Kesengajaan yang membingungkan masyarakat, dengan keinginan yang sama tapi ukuran berbeda ini, tiada lain hanya pagelaran citra. Masing-masing punya penanda citra untuk menstruktur realitas dengan menggunakan semboyan- semboyan bahasa khusus. Pemilu 2009 pelabelan neolib, pro rakyat dan lebih cepat lebih baik ini semuanya adalah struktural citra yang sekedar mekanisme kesan sangat jauh dari subtansi.

Lain halnya ketika pemilu 2014, memiliki ciri pelabelan struktur realitas yang berbeda. Pembuatan kesan yang sekiranya diikutkan dengan pesan subtantif percepatan pembangunan mungkin tidak menjadi masalah. Hanya ini berbanding terbalik,  kesan yang muncul hanya untuk membagi masyarakat dalam dua pusaran Pro dan Kontra, yang kadang dimaknai si baik dan si buruk. Jika sudah dimaknai seperti itu, maka luapannya tentu berbeda dari harapan tujuan Berbangsa dan Bertanah Air. Memaki pasti ada, menghujat, dan dendam sangat pasti ada.

Dinamika oposisi dan koalisi akan selalu muncul tanpa batasan waktu ini, tengah menggeliat merusak nalar dan persepsi masyarakat dalam melihat kehidupan politi. Kalau 5 tahun masa kepemimpinan maka akan 5 tahun juga akan ada sikap oposisi dan koalisi. Coba dibayangkan selama 5 tahun masyarakat dibagi dalam 2 kutub, selama itu akan ada pro dan kontra.
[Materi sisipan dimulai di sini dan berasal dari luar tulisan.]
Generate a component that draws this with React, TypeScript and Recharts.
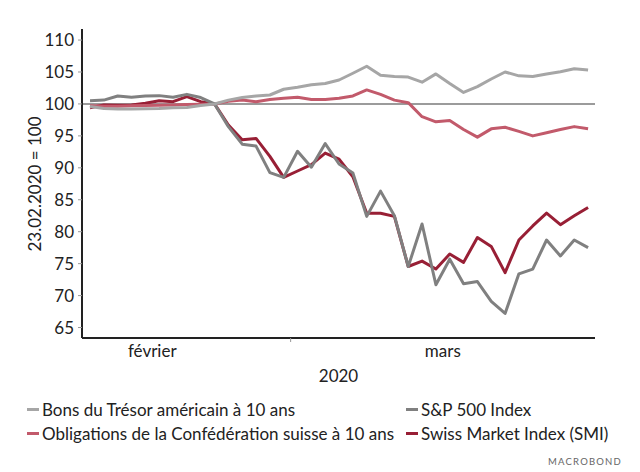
import React from 'react';
import { LineChart, Line, XAxis, YAxis, ReferenceLine } from 'recharts';

// Business days from 10.02.2020 to 31.03.2020 (index 9 = 21.02.2020)
const dayIndex = [0,1,2,3,4,5,6,7,8,9,10,11,12,13,14,15,16,17,18,19,20,21,22,23,24,25,26,27,28,29,30,31,32,33,34,35,36];

const treasury = [99.6,99.3,99.2,99.2,99.25,99.3,99.4,99.45,99.75,100,100.6,101.0,101.25,101.4,102.3,102.6,103.0,103.2,103.75,104.8,105.9,104.5,104.3,104.2,103.4,104.7,103.2,101.8,102.7,103.9,105.0,104.4,104.3,104.7,105.05,105.5,105.3];
const sp500 = [100.5,100.6,101.25,101.05,101.25,101.3,101.05,101.5,101.0,100,96.45,93.7,93.4,89.25,88.5,92.6,90.1,93.8,90.6,89.2,82.4,86.35,82.5,74.55,81.2,71.7,75.7,71.85,72.2,69.1,67.2,73.4,74.15,78.7,76.2,78.7,77.5];
const confed = [99.7,99.65,99.65,99.7,99.75,99.8,99.85,99.9,99.95,100,100.4,100.6,100.35,100.7,100.9,101.05,100.7,100.7,100.9,101.25,102.2,101.5,100.6,100.2,98.0,97.2,97.4,96.0,94.8,96.1,96.35,95.7,95.0,95.5,96.0,96.45,96.1];
const smi = [99.4,99.85,99.8,99.85,100.1,100.5,100.35,101.15,100.35,100,96.7,94.4,94.6,91.8,88.5,89.5,90.5,92.3,91.35,88.6,82.9,82.9,82.4,74.55,75.4,74.15,76.5,75.2,79.1,77.7,73.6,78.7,80.9,82.9,81.1,82.5,83.8];

const yTicks = [65, 70, 75, 80, 85, 90, 95, 100, 105, 110];
// month label centres (in business-day index) and month boundary
const monthTicks = [4.5, 14.5, 25.5];
const monthLabels: Record<string, string> = { '4.5': 'février', '25.5': 'mars' };
const yearLabel = '2020';
const yAxisTitle = '23.02.2020 = 100';
const sourceLabel = 'MACROBOND';

const seriesNames = {
  treasury: 'Bons du Trésor américain à 10 ans',
  sp500: 'S&P 500 Index',
  confed: 'Obligations de la Confédération suisse à 10 ans',
  smi: 'Swiss Market Index (SMI)',
};
const colors = {
  treasury: '#a6a6a6',
  sp500: '#808080',
  confed: '#c25a6b',
  smi: '#981f35',
};

const data = dayIndex.map((i, k) => ({
  i,
  treasury: treasury[k],
  sp500: sp500[k],
  confed: confed[k],
  smi: smi[k],
}));

const FONT = 'Lato, "Open Sans", sans-serif';

const MonthTick = (props: any) => {
  const { x, y, payload } = props;
  const label = monthLabels[String(payload.value)];
  if (!label) {
    return <line x1={x} x2={x} y1={y - 8} y2={y - 4} stroke="#999" strokeWidth={1} />;
  }
  return (
    <text x={x} y={y + 11} textAnchor="middle" fontSize={17} fontFamily={FONT} fill="#222">
      {label}
    </text>
  );
};

const legendItems: { key: keyof typeof colors; left: number; top: number }[] = [
  { key: 'treasury', left: 27, top: 409 },
  { key: 'sp500', left: 406, top: 409 },
  { key: 'confed', left: 27, top: 433 },
  { key: 'smi', left: 406, top: 433 },
];

export default function App() {
  return (
    <div style={{ position: 'absolute', left: 0, top: 0, width: 640, height: 472, background: '#fff', fontFamily: FONT }}>
      <LineChart width={640} height={472} data={data} margin={{ top: 29, right: 45, bottom: 84, left: 0 }}>
        <XAxis
          dataKey="i"
          type="number"
          domain={[-0.58, 36.5]}
          ticks={monthTicks}
          tick={<MonthTick />}
          tickLine={false}
          axisLine={{ stroke: '#222', strokeWidth: 2 }}
          height={50}
          interval={0}
          allowDataOverflow
          label={{ value: yearLabel, position: 'insideBottom', offset: 6, fontSize: 17, fontFamily: FONT, fill: '#222' }}
        />
        <YAxis
          type="number"
          domain={[63.36, 111.73]}
          ticks={yTicks}
          width={82}
          allowDataOverflow
          tickLine={{ stroke: '#999' }}
          tickSize={4}
          tickMargin={4}
          axisLine={{ stroke: '#222', strokeWidth: 2 }}
          tick={{ fontSize: 17, fontFamily: FONT, fill: '#222' }}
          label={{
            content: () => (
              <text x={34} y={184} transform="rotate(-90 34 184)" textAnchor="middle" dominantBaseline="central" fontSize={17} fontFamily={FONT} fill="#222">
                {yAxisTitle}
              </text>
            ),
          }}
        />
        <ReferenceLine y={100} stroke="#7a7a7a" strokeWidth={1.5} />
        <Line dataKey="smi" stroke={colors.smi} strokeWidth={3} dot={false} isAnimationActive={false} strokeLinejoin="round" />
        <Line dataKey="confed" stroke={colors.confed} strokeWidth={3} dot={false} isAnimationActive={false} strokeLinejoin="round" />
        <Line dataKey="sp500" stroke={colors.sp500} strokeWidth={3} dot={false} isAnimationActive={false} strokeLinejoin="round" />
        <Line dataKey="treasury" stroke={colors.treasury} strokeWidth={3} dot={false} isAnimationActive={false} strokeLinejoin="round" />
      </LineChart>
      {legendItems.map((it) => (
        <div
          key={it.key}
          style={{ position: 'absolute', left: it.left, top: it.top - 11, height: 22, display: 'flex', alignItems: 'center', fontSize: 17, color: '#222', whiteSpace: 'nowrap' }}
        >
          <span style={{ display: 'inline-block', width: 12, height: 3, background: colors[it.key], marginRight: 3 }} />
          {seriesNames[it.key]}
        </div>
      ))}
      <div style={{ position: 'absolute', right: 18, top: 456, fontSize: 9.5, letterSpacing: 1.2, color: '#666' }}>{sourceLabel}</div>
    </div>
  );
}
Artinya selama itu akan ada cacian dan makian pada setiap saat kehidupan bermasyarakat. Alasannya pasti akan berpusar pada perlunya penyeimbang, dan ini hanya bentuk kritik. Kok penyeimbang nuansanya tidak seimbang, kok kritik nuansanya makian,cacian dan terkadang rasis dan berbau fitnah. Konstruk realitas yang terbangun ini, tentunya tidak akan menguntungkan kemajuan bangsa. Boleh bangunan infrastruktur terbangun, tapi bagai mana dengan manusianya ?

“Mungkin Partai Politik dan elit politiknya harus belajar move on demi tujuan besar, dari sekedar formalistik belaka”
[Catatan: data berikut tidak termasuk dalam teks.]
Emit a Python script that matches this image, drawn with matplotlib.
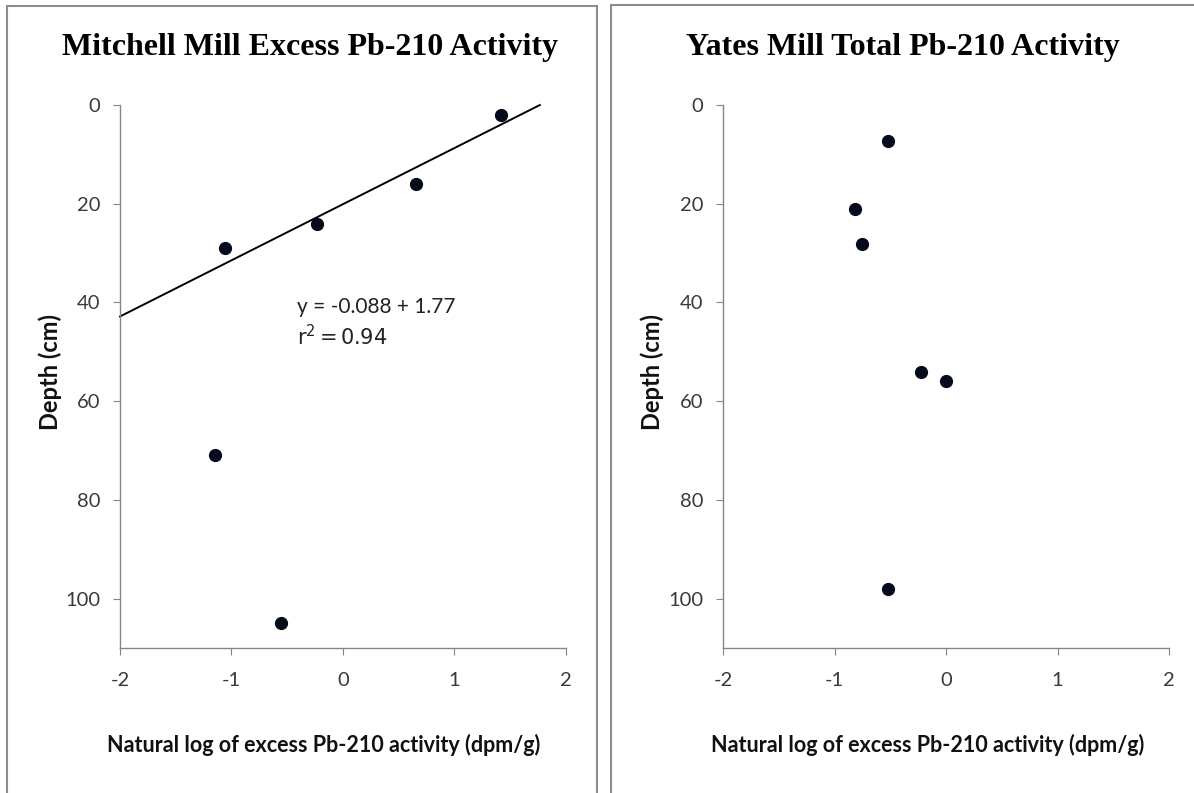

Sebuah keniscahayaan dalam pemilu, masyarakat diperhadapkan pada keberpihakan memilih dan tidak memilih siapa, hanya jangan berbias sampai pemilu selesai. Saatnya untuk saling membantu dengan menciptakan ide pembangunan, bukan merusaknya pada gelombang citra elit politik yang tak berkesudahan. Pembangunan menjadi taruhan, rakyat akan semakin tidak terdidik dalam memaknai realitas politik yang sesungguhnya. Mari mikir !!!!!

Selain menstruktur Realitas Politik dalam dua kutub, kehidupan perpolitikan Indonesia juga dihadapakan pada elit politik (politisi) yang mengidap penyakit hiperealitas. Elit politik dengan hiperealitas yang akan selalu menampakan dirinya menjadi reality of proxi, seorang elit politik yang tidak mampu membedakan kemampuan akan kesadaran realitas dan fantasi.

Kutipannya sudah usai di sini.